• [What you are asked to do]:
Out of all the lines below, count those with the word "this". Give the number only.

• [Source records]:
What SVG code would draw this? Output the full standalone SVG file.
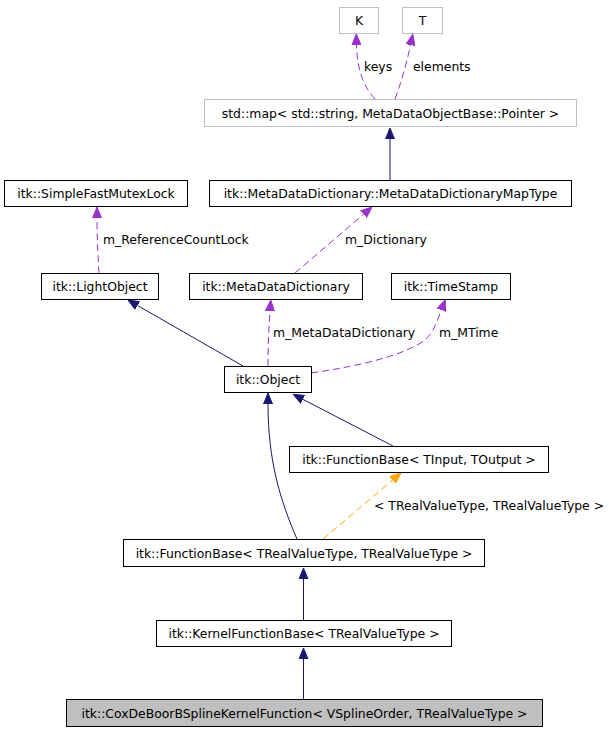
<svg xmlns="http://www.w3.org/2000/svg" width="609" height="733" viewBox="0 0 609 733">
<style>
  .box{fill:#ffffff;stroke:#000000;stroke-width:1}
  .grey{fill:#ffffff;stroke:#bfbfbf;stroke-width:1}
  .sel{fill:#bfbfbf;stroke:#000000;stroke-width:1}
  text{font-family:"DejaVu Sans","Liberation Sans",sans-serif;font-size:12.4px;fill:#000000}
  .c{text-anchor:middle}
  .inh{fill:none;stroke:#191970;stroke-width:1}
  .use{fill:none;stroke:#9a32cd;stroke-width:1;stroke-dasharray:7,4}
  .tpl{fill:none;stroke:#ffa500;stroke-width:1;stroke-dasharray:7,4}
</style>
<defs>
  <marker id="aNavy" viewBox="0 0 11 10" refX="0" refY="5" markerWidth="11" markerHeight="10" orient="auto" markerUnits="userSpaceOnUse">
    <path d="M0,0.5 L11,5 L0,9.5 z" fill="#191970" stroke="#191970" stroke-width="1"/>
  </marker>
  <marker id="aPurple" viewBox="0 0 11 10" refX="0" refY="5" markerWidth="11" markerHeight="10" orient="auto" markerUnits="userSpaceOnUse">
    <path d="M0,0.5 L11,5 L0,9.5 z" fill="#9a32cd" stroke="#9a32cd" stroke-width="1"/>
  </marker>
  <marker id="aOrange" viewBox="0 0 11 10" refX="0" refY="5" markerWidth="11" markerHeight="10" orient="auto" markerUnits="userSpaceOnUse">
    <path d="M0,0.5 L11,5 L0,9.5 z" fill="#ffa500" stroke="#ffa500" stroke-width="1"/>
  </marker>
</defs>
<rect width="609" height="733" fill="#ffffff"/>

<g id="connectors">
  <path class="use" d="M375,99 C365,88 357,72 356.5,45" marker-end="url(#aPurple)"/>
  <text x="364" y="71">keys</text>
  <path class="use" d="M395,99 C400,86 406,66 410.5,45" marker-end="url(#aPurple)"/>
  <text x="413" y="71">elements</text>
  <path class="inh" d="M390,180 L390,139" marker-end="url(#aNavy)"/>
  <path class="use" d="M99,273 C98,256 97,238 97,218" marker-end="url(#aPurple)"/>
  <text x="103" y="244">m_ReferenceCountLock</text>
  <path class="use" d="M295,273 L363.6,214.2" marker-end="url(#aPurple)"/>
  <text x="345" y="244">m_Dictionary</text>
  <path class="inh" d="M243,366 L137.5,305.5" marker-end="url(#aNavy)"/>
  <path class="use" d="M268,366 C268,345 269,325 270,311" marker-end="url(#aPurple)"/>
  <text x="273" y="337">m_MetaDataDictionary</text>
  <path class="use" d="M311,373 C360,366 405,355 425,340 C433,333 437,322 441.4,310" marker-end="url(#aPurple)"/>
  <text x="439" y="337">m_MTime</text>
  <path class="inh" d="M393,446 L303,399.4" marker-end="url(#aNavy)"/>
  <path class="inh" d="M297,539 C280,500 268,460 268,404" marker-end="url(#aNavy)"/>
  <path class="tpl" d="M323,539 L392.6,480" marker-end="url(#aOrange)"/>
  <text x="374" y="510">&lt; TRealValueType, TRealValueType &gt;</text>
  <path class="inh" d="M303.5,620 L303.5,579" marker-end="url(#aNavy)"/>
  <path class="inh" d="M303.5,699 L303.5,659" marker-end="url(#aNavy)"/>
</g>

<g id="K"><rect class="grey" x="339.5" y="7.5" width="39" height="26"/><text class="c" x="359" y="25">K</text></g>
<g id="T"><rect class="grey" x="402.5" y="7.5" width="40" height="26"/><text class="c" x="422.5" y="25">T</text></g>
<g id="stdmap"><rect class="grey" x="204.5" y="99.5" width="372" height="27"/><text class="c" x="390.5" y="117.5">std::map&lt; std::string, MetaDataObjectBase::Pointer &gt;</text></g>
<g id="SimpleFastMutexLock"><rect class="box" x="4.5" y="180.5" width="183" height="26"/><text class="c" x="96" y="198">itk::SimpleFastMutexLock</text></g>
<g id="MetaDataDictionaryMapType"><rect class="box" x="209.5" y="180.5" width="362" height="26"/><text class="c" x="390.5" y="198">itk::MetaDataDictionary::MetaDataDictionaryMapType</text></g>
<g id="LightObject"><rect class="box" x="41.5" y="273.5" width="117" height="26"/><text class="c" x="100" y="291">itk::LightObject</text></g>
<g id="MetaDataDictionary"><rect class="box" x="189.5" y="273.5" width="173" height="26"/><text class="c" x="276" y="291">itk::MetaDataDictionary</text></g>
<g id="TimeStamp"><rect class="box" x="391.5" y="273.5" width="119" height="26"/><text class="c" x="451" y="291">itk::TimeStamp</text></g>
<g id="Object"><rect class="box" x="224.5" y="366.5" width="87" height="26"/><text class="c" x="268" y="384">itk::Object</text></g>
<g id="FunctionBaseInOut"><rect class="box" x="289.5" y="446.5" width="259" height="26"/><text class="c" x="419" y="464">itk::FunctionBase&lt; TInput, TOutput &gt;</text></g>
<g id="FunctionBaseReal"><rect class="box" x="123.5" y="539.5" width="361" height="27"/><text class="c" x="304" y="557.5">itk::FunctionBase&lt; TRealValueType, TRealValueType &gt;</text></g>
<g id="KernelFunctionBase"><rect class="box" x="156.5" y="620.5" width="295" height="26"/><text class="c" x="304" y="638">itk::KernelFunctionBase&lt; TRealValueType &gt;</text></g>
<g id="CoxDeBoorBSplineKernelFunction"><rect class="sel" x="66.5" y="699.5" width="476" height="27"/><text class="c" x="304.5" y="717.5">itk::CoxDeBoorBSplineKernelFunction&lt; VSplineOrder, TRealValueType &gt;</text></g>
</svg>
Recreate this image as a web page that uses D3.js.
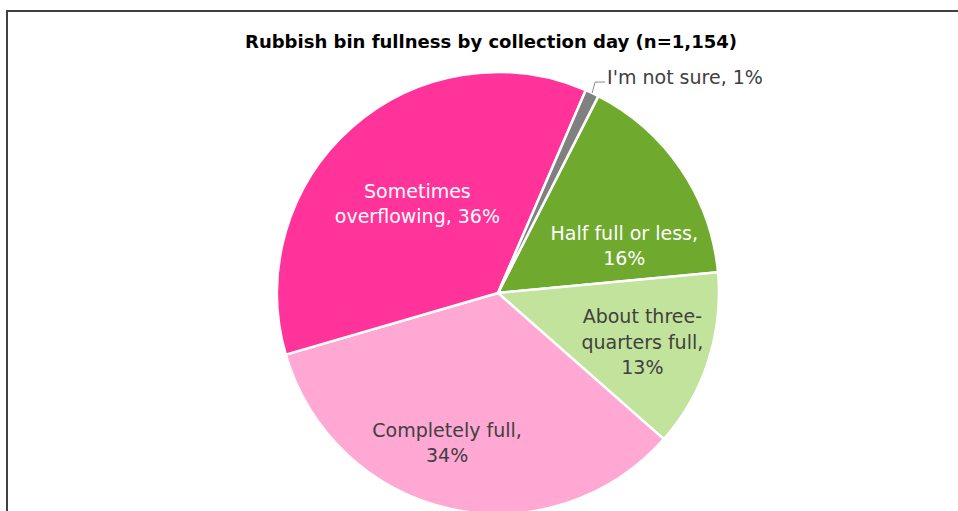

• [Full response]:
2